Overseas Colonies vs Colonialism vs. Imperialism

These overlap but aren't identical, and AP Euro periodization cares about the difference. Colonialism usually means directly settling and controlling overseas territory, the model of the 1500s-1700s. Imperialism is the broader drive to dominate other regions politically and economically, and in AP Euro it usually points to the 19th-century scramble for Africa and Asia. Overseas colonies are the territories themselves; colonialism and imperialism are the systems and motives behind controlling them. The 2018 LEQ essentially asked you to compare colonial-era control with imperialist-era control.

Key things to remember about Overseas Colonies

  • Overseas colonies are territories European states controlled outside Europe, established for commercial, religious, and strategic motives starting in the Renaissance and Age of Discovery (KC-1.3).

  • Under mercantilism, colonies existed to supply the mother country with raw materials and buy its finished goods, and this system drove the expansion of the transatlantic slave trade in the 17th and 18th centuries.

  • Colonial products like sugar, coffee, tea, and the potato fueled European consumer culture and helped stabilize the food supply, supporting steady population growth by the 18th century.

  • Commercial rivalry over colonies shaped European diplomacy and warfare, ending with British dominance in India and Dutch control of the East Indies.

  • Decolonization in the 20th century reversed the arc, as nationalist movements and Wilson's principle of self-determination pushed African and Asian colonies toward independence, often against imperial resistance (KC-4.1.VI).

  • For LEQs, the winning move is comparing how Europe's relationship with its colonies changed across periods, from extraction and conversion to formal empire to letting go.

Frequently asked questions about Overseas Colonies

What are overseas colonies in AP Euro?

Overseas colonies are territories outside Europe that European states claimed and controlled, beginning with Portuguese and Spanish expansion in the 1400s-1500s.
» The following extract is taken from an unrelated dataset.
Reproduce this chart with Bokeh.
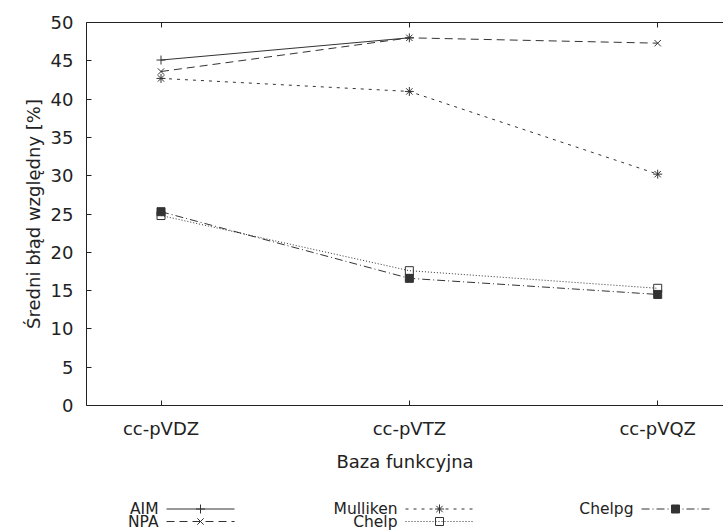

They were established for commercial and religious motives and became the backbone of mercantilist economies and later imperial empires.

How are overseas colonies different from imperialism?

Colonies are the territories themselves; imperialism is the policy of dominating other regions. In AP Euro, colonialism usually refers to early modern settlement and extraction (1500s-1700s), while imperialism points to the 19th-century formal empires built across Africa and Asia.

Did European colonies only matter for the economy?

No. Colonies reshaped European culture and demographics too. New World crops like the potato helped end recurring famines and fueled population growth (KC-2.4.I), and printed accounts of non-European peoples exposed Europeans to other cultures and sometimes challenged accepted social norms (KC-2.3.II.C).

Why did European powers fight over colonies?

Mercantilist thinking treated wealth as a zero-sum game, so commercial rivalries spilled into diplomacy and war (KC-2.2.III). Sea powers competed for Atlantic influence throughout the 18th century, and rivalries in Asia ended with British domination in India and Dutch control of the East Indies.

When did European overseas colonies become independent?

Mostly in the 20th century. Wilson's principle of national self-determination after World War I raised expectations, but imperial powers' reluctance to relinquish control delayed independence for many African and Asian territories until the mid- and even late 20th century (KC-4.1.VI).